For the past eight years, through two additions to the Supreme Court and a drive to end the filibuster, this phrase has been the right wing’s smoke and mirror. It hides the inhumane priorities of and disguises conflicts among the ideologues who deploy it. Yet it still reflects back on them, like a case of psychological projection.
In contrast to the duplicity and distortion that has afflicted judicial politicking in the Bush era, the California ruling gives rise to a new rallying cry: judicial counter-extremism. That philosophy links the public, legislators, the president, and judicial appointees in a coherent theme for governance aimed at overcoming bias.
The unifying goal of counter-extremism is strikingly consistent with the philosophy of Barack Obama. His appeals for votes and primary victories highlight the key role he sees for fair-minded Republicans and independents in his Democratic coalition. Selected appointees with progressive values and GOP pedigrees would throw a wrench in the attack machines of the right wing. On the marriage case in particular, he “respects the decision of the California Supreme Court” and “opposes all discriminatory constitutional amendments, state or federal.”

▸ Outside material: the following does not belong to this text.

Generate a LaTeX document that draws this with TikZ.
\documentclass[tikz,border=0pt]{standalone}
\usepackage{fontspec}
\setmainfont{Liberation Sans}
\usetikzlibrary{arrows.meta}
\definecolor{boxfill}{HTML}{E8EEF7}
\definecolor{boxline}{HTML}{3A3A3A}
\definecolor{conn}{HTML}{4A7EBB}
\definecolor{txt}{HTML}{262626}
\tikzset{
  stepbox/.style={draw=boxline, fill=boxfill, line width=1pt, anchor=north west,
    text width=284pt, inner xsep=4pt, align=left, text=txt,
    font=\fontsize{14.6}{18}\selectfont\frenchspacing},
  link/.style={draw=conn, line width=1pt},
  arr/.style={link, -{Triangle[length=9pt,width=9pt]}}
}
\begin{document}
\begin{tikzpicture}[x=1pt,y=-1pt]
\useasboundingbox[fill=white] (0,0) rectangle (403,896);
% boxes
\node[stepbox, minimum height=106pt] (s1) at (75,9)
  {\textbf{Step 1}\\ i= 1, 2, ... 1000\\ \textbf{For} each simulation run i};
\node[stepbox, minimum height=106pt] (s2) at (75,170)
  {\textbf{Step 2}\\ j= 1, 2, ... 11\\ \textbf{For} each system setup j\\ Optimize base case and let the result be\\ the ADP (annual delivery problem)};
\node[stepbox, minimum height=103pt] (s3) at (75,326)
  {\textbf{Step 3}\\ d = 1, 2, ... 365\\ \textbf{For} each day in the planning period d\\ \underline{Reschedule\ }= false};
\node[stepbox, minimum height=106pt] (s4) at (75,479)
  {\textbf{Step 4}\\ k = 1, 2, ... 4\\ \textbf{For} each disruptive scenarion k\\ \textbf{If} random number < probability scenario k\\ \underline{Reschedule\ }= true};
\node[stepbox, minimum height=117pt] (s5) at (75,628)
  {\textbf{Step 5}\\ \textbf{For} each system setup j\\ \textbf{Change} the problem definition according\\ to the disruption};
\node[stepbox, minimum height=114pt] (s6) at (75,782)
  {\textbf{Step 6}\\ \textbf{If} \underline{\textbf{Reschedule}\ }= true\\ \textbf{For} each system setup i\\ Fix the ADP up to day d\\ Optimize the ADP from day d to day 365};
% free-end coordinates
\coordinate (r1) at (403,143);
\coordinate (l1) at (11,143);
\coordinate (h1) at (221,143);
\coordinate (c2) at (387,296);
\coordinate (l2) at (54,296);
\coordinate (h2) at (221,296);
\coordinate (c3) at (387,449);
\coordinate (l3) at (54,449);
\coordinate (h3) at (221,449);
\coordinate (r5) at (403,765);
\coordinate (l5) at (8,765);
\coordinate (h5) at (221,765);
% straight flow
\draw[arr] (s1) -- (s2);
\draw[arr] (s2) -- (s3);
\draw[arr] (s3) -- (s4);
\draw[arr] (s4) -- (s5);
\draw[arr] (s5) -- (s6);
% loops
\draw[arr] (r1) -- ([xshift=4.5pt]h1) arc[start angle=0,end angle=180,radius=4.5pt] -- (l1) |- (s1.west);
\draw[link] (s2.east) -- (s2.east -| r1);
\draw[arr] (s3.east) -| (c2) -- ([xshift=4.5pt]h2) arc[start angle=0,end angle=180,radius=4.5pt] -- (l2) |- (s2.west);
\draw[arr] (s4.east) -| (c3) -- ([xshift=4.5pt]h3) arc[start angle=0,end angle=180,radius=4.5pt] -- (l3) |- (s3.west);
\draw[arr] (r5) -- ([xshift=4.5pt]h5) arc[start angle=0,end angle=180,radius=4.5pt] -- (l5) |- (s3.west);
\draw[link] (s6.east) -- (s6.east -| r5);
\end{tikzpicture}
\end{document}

The staying power of the new California ruling hinges on the fall. A referendum to undo it by amending the state constitution to outlaw same-sex marriages may appear on the Nov. 4 ballot. Whether more Americans than those in California and Massachusetts get a taste for real equality may be riding on who names the next cast of federal judges. They will referee the coming conflicts between equal protection, unequal treatment, and the Defense of Marriage Act inherited from the Clinton years.
Taking up the theme of judicial counter-extremism might turn the tables on the right wing’s tired refrain of judicial activism and give Obama mileage. By revealing the stark choice between him and an extremist-hugging McCain on the issue of judicial appointments, it might help Obama turn the tide.